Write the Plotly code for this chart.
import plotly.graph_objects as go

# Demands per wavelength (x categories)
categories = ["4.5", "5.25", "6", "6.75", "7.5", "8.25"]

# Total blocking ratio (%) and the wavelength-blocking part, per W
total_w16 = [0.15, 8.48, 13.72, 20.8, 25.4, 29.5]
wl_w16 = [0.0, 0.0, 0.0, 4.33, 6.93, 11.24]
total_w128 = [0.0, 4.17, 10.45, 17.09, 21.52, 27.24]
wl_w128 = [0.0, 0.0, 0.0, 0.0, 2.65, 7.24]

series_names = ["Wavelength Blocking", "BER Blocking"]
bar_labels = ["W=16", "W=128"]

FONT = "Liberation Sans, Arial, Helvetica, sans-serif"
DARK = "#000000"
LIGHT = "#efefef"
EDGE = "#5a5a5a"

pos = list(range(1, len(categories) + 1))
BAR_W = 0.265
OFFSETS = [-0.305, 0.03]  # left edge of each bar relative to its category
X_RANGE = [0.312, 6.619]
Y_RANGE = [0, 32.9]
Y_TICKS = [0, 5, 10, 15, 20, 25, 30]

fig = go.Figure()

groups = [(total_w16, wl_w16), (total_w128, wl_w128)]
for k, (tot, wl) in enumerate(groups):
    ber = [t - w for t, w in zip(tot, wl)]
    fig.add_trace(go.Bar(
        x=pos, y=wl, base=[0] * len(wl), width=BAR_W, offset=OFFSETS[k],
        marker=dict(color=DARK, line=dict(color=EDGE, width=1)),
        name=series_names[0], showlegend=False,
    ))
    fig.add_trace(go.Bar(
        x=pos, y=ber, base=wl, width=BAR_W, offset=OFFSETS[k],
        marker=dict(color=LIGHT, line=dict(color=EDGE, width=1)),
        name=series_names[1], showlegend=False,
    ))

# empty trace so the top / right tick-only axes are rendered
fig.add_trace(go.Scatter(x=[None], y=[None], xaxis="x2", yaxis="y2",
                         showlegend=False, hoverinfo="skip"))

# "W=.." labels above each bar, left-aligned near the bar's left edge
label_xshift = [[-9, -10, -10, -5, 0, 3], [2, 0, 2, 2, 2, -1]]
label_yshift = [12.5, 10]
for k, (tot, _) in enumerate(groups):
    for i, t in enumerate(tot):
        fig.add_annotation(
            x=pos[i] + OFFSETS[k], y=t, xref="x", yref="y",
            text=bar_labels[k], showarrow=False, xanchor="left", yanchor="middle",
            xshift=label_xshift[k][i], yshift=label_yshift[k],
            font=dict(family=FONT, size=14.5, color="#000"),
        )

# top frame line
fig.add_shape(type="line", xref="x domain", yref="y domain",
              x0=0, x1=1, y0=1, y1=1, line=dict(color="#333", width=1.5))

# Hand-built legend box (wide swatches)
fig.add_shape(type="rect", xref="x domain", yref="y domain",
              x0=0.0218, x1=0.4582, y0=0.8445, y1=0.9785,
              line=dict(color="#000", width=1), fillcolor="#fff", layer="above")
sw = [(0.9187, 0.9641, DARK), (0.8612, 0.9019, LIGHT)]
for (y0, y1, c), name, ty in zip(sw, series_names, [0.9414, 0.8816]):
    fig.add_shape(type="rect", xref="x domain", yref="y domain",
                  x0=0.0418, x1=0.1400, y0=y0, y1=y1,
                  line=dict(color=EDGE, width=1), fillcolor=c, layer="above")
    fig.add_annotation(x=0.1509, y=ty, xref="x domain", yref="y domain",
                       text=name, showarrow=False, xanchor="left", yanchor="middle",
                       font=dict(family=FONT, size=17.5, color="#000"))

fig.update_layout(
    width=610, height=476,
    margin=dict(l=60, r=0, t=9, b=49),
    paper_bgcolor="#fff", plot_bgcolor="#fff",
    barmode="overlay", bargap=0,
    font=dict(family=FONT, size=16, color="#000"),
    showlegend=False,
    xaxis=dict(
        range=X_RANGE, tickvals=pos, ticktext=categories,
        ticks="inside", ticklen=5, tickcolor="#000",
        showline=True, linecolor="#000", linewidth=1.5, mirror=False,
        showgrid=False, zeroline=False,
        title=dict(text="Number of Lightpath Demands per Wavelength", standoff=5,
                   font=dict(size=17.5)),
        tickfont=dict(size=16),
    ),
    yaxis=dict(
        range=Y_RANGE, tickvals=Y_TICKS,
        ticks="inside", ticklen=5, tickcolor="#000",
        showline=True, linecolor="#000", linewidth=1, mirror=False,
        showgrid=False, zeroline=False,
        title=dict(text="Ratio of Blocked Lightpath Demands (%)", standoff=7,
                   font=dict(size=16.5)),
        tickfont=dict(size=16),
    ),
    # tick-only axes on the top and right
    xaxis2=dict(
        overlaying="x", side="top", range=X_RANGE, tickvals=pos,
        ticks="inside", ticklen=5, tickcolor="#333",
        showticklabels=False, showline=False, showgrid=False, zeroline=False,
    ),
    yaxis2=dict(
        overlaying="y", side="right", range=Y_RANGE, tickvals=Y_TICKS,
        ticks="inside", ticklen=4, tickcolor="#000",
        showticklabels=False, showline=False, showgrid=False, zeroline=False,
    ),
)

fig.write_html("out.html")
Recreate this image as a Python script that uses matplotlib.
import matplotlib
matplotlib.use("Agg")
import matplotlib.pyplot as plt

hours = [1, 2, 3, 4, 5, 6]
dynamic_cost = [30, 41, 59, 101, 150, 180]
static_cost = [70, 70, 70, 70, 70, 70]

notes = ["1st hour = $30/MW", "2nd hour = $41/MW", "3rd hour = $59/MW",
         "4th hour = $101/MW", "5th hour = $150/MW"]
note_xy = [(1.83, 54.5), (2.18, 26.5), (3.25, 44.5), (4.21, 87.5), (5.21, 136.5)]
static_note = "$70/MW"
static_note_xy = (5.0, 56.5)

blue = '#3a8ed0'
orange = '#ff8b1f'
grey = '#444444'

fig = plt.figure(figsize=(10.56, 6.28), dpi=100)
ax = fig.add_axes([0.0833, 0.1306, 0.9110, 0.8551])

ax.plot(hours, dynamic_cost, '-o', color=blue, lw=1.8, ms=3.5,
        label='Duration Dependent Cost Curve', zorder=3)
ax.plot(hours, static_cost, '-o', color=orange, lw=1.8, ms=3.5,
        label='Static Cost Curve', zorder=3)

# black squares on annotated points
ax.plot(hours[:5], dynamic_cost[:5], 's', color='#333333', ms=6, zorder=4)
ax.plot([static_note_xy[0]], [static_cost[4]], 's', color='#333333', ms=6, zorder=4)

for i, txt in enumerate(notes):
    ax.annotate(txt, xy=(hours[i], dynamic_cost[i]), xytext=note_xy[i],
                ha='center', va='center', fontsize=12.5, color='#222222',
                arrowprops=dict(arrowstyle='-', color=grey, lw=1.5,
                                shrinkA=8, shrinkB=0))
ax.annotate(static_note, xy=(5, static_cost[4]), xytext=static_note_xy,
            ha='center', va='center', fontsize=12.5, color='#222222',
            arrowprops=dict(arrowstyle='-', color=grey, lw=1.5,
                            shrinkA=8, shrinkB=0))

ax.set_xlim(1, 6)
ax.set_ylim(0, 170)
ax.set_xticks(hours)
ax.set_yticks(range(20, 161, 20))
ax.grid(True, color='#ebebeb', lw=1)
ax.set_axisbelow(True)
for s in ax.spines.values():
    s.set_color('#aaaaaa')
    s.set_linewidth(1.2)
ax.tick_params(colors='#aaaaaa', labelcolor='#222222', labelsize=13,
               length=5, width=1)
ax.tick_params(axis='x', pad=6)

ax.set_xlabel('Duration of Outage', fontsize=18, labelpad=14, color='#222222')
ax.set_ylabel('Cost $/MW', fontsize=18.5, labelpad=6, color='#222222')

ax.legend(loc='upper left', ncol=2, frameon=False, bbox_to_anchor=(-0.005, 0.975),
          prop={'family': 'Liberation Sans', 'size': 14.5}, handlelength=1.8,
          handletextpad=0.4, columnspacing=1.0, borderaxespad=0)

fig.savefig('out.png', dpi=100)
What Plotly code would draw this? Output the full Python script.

□ □ □

* **GIVEN INSTRUCTION**:
Reproduce the lines exactly, taking as the first line the one with "Recreate this image" and as the last line the one with "label='Static Cost Curve', zorder=3)", and include nothing else.

* **TASK OUTPUT**:
Recreate this image as a Python script that uses matplotlib.
import matplotlib
matplotlib.use("Agg")
import matplotlib.pyplot as plt

hours = [1, 2, 3, 4, 5, 6]
dynamic_cost = [30, 41, 59, 101, 150, 180]
static_cost = [70, 70, 70, 70, 70, 70]

notes = ["1st hour = $30/MW", "2nd hour = $41/MW", "3rd hour = $59/MW",
         "4th hour = $101/MW", "5th hour = $150/MW"]
note_xy = [(1.83, 54.5), (2.18, 26.5), (3.25, 44.5), (4.21, 87.5), (5.21, 136.5)]
static_note = "$70/MW"
static_note_xy = (5.0, 56.5)

blue = '#3a8ed0'
orange = '#ff8b1f'
grey = '#444444'

fig = plt.figure(figsize=(10.56, 6.28), dpi=100)
ax = fig.add_axes([0.0833, 0.1306, 0.9110, 0.8551])

ax.plot(hours, dynamic_cost, '-o', color=blue, lw=1.8, ms=3.5,
        label='Duration Dependent Cost Curve', zorder=3)
ax.plot(hours, static_cost, '-o', color=orange, lw=1.8, ms=3.5,
        label='Static Cost Curve', zorder=3)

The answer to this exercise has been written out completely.